My new windows are in and they are absolutely wonderful! It is a daily miracle to get up and see so much light and my wonderful new view. (For the curious, I have posted a set of pictures showing a bit of the installation process down below today's post.) There were even a few wonderful days, before it got chilly, when I could sit here at my desk and open a window to let in fresh air and the sound of the neighbor’s kids playing. Fantastic. There are squirrels out there and kitties and even an occasional dog roams by. I’ve been watching the leaves change and fade on trees off in the distance. One of my neighbors even waves to me from time to time when she passes by. I’m a person! I’m hoping that Halloween will bring trick or treaters too. I’m guessing that it will since the people next door set up a pair of inflated ghosts on their front yard back in September. It took me a while to realize that they were ghosts and not snowmen. (There is some basis for this beyond senility because the angle from which I originally saw them was such that all I saw was white blobs. I don’t know why snow men was what I came up with instead of ghosts but...) Since I figured out what they are I have rather enjoyed the little war that the Angel look-alike kitty who lives next door is waging on them. When I opened my door a number of weeks back, there she sat looking very pleased with herself next to deflated pile of ghosts. They continue to deflate and reappear on a fairly regular basis. As I’m writing this, I believe we are on round seven. Seems to me that the kitty is winning.
As predicted, my Angel is delighted with the windows. What has been especially interesting to me, though, is what is happening with Tara Grace. Both my cats were rescued. Angel was half starved and sick with giardia, but she was only 4 months old and except for being physically very small, she doesn’t seem to carry many scars - physical or emotional from her time in the big world. She is relentlessly curious, playful (you can't tell from the picture) and full of life and joy. She plays with abandon and hugs the same way.
Tara Grace is another story. It’s hard to know how old she is, but she lived outside for a long time. She was clearly severely malnourished from an early age. She still weighs only 5 pounds, is small and when you touch her body, you can feel how fragile - for want of a better word - it is. (Not that she is really fragile. Try to put her in a carrier and you’ll find out just how wiry and tough she can be... ) But she was deeply damaged by her time on the streets. She has chronic congestion and it is more than likely that she only sees shapes and movement.
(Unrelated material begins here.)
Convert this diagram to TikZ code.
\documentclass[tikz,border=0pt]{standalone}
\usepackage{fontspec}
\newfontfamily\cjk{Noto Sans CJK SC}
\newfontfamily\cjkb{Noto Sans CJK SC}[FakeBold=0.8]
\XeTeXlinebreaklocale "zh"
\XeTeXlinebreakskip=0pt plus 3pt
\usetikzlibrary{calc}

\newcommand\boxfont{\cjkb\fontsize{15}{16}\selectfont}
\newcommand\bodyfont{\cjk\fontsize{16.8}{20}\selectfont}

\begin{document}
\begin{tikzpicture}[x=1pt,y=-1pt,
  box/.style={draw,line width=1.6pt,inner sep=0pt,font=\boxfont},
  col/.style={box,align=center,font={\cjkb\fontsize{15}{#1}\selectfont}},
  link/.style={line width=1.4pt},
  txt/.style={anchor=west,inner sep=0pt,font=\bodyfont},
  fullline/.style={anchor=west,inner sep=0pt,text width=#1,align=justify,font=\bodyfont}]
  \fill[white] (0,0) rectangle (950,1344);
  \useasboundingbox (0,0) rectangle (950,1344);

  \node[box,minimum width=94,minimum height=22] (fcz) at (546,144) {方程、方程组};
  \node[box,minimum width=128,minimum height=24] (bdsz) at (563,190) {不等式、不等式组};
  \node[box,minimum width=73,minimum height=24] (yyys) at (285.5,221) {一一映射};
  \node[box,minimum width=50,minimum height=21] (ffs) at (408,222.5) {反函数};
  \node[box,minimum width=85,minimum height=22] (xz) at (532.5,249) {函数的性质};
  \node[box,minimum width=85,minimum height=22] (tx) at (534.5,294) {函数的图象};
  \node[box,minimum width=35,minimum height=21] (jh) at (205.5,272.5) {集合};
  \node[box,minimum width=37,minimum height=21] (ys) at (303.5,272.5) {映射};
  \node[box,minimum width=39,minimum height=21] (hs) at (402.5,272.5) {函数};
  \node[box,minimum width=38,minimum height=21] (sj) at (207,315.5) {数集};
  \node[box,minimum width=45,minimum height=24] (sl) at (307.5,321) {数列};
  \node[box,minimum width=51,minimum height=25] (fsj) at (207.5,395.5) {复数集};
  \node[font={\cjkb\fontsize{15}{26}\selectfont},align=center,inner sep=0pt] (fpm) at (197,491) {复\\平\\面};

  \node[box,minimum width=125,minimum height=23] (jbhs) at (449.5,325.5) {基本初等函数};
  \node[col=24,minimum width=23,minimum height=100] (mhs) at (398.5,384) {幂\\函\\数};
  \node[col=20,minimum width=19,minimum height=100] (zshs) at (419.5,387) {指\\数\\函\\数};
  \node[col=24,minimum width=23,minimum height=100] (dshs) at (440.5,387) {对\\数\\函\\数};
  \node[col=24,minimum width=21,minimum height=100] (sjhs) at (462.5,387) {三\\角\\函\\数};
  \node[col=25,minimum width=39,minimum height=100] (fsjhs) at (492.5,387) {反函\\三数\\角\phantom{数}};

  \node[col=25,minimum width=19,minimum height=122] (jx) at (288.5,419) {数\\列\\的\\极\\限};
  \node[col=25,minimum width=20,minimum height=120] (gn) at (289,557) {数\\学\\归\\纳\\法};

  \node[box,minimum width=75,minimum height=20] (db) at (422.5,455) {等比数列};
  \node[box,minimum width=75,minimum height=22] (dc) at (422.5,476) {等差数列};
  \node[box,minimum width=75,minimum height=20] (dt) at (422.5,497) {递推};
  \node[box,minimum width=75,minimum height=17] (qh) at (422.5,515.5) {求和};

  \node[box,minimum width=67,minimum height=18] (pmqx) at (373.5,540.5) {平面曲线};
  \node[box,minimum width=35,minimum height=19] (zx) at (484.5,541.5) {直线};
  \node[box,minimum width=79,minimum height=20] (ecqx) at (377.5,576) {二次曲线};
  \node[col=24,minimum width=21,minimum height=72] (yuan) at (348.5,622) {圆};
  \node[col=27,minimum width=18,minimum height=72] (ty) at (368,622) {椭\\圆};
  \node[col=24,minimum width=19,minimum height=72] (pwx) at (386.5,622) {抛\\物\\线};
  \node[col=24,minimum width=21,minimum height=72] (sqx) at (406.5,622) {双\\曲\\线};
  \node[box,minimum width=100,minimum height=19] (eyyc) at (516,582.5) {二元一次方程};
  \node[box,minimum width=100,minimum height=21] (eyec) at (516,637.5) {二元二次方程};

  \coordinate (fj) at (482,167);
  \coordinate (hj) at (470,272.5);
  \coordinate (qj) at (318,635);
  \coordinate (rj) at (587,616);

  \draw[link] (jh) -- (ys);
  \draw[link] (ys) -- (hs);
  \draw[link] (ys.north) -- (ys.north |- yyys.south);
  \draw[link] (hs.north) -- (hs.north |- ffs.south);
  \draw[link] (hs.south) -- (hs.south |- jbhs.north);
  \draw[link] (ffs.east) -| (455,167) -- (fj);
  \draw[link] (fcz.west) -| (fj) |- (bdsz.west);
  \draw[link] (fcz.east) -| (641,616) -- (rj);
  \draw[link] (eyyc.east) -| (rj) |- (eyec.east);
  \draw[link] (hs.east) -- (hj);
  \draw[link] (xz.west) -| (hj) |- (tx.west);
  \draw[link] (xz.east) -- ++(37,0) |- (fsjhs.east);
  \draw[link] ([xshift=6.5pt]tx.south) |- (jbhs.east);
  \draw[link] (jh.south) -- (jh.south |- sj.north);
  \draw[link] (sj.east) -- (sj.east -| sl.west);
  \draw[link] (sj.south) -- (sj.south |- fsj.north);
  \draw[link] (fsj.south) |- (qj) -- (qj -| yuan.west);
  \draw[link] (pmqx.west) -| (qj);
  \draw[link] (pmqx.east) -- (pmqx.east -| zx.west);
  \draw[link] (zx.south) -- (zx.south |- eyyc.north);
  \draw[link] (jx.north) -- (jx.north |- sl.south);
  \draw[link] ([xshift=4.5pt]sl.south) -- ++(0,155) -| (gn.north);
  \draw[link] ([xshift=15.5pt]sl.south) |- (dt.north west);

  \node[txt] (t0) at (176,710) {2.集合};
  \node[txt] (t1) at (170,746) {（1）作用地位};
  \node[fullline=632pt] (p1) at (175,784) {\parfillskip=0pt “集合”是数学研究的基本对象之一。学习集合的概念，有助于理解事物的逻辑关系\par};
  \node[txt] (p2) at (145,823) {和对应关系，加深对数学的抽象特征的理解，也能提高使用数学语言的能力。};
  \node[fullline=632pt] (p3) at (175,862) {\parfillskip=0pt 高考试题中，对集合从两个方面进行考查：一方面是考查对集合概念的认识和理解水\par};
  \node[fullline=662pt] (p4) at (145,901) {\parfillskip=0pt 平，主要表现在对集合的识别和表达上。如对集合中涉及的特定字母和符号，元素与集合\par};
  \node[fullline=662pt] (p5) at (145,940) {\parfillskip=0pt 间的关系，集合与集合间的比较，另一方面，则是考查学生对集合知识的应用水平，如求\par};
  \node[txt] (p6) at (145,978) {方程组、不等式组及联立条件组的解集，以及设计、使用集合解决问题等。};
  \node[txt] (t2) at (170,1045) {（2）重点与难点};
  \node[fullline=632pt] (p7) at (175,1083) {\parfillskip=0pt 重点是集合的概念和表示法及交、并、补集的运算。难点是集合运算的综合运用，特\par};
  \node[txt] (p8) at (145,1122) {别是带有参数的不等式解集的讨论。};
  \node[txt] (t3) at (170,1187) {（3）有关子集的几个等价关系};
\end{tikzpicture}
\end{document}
She explores with a lot of sniffing, is only slowly learning to play and while she clearly craves touch, is also nervous about receiving affection.
I wasn’t sure how - or even if - she would react to the windows, but I built a little step system so she could easily access them and about a week after they were installed, late in the evening she took her first leap of faith and climbed up to the ledge, exploring somewhat gingerly behind the curtains which were already pulled shut. Much to my delight, she is now a regular visitor to the windows and to my desk where she is increasingly opening up to being touched. More intriguing is that she is more open in general. She’s playing more, which is wonderful. The down side is that she has chosen the hours between five and seven a.m. (not my favorite time of day) to play and poke at my head for affection. We need to work on some of the logistics of Tara Grace’s miracle healing, but even if it has some raggedy edges... like timing and a tendency to walk on my computer keyboard, it is still remarkable. Tara is still operating on a push/pull approach... she comes forward and then when I reach for her she runs, then returns, runs, returns... and eventually stays for petting. But her visits are getting longer each evening and her ability to sit for touch better. I can’t imagine how cruel her early life must have been that she still carries so much fear of love, especially when it is coupled with such a palpable desire for the same affection she so fears.
But then I don’t know why it should be so shocking to me. I am much the same in many ways: Hungry for love, terrified of rejection and unsure how or even whether to reach out for what I want.
New perspectives are curious things. There is the obvious impact: new views, expanded outlooks... the joy of that is unquestionable. Then there is the openness that has come with my windows... I can literally open them, of course. And I can see and be seen (a mixed blessing... I love the "seeing" part and part of me loves being seen. Since I rarely leave the house, being visible makes me more real for my neighbors (and them to me) and maybe it will even remove some of the barriers to getting acquainted with them. Then there are wonderful mysteries like the impact the new windows are having on sweet Tara Grace.
Posting this blog is another kind of new perspective. I have enormous anxiety about posting here. It feels different to me than writing my column for Suite101.com. Something about having the “pre-approval” of an authority figure (the Suite) made it "ok" for me to express myself. Here (in my head at least) it becomes a brazen act of self indulgence. Why should anyone care what I think or feel? Who do I think I am? I guess the answer in the end is that I’m me. That’s all I need to be. People will visit my “nest” if they choose to and they will either yawn their way through my thoughts or find something that connects them to their own lives.
My new perspective here is that I will try to write for me with the hope that in so doing I will be of service to others as well. That’s my perspective today. Who knows what it will be tomorrow. Like Tara Grace. Even though my world is constricted, I am exploring new corners. I love Tara’s courage even as I love Angel’s total lack of fear. They are both wonderful. I suppose from some perspective somewhere, so am I. So are you. Thanks for listening.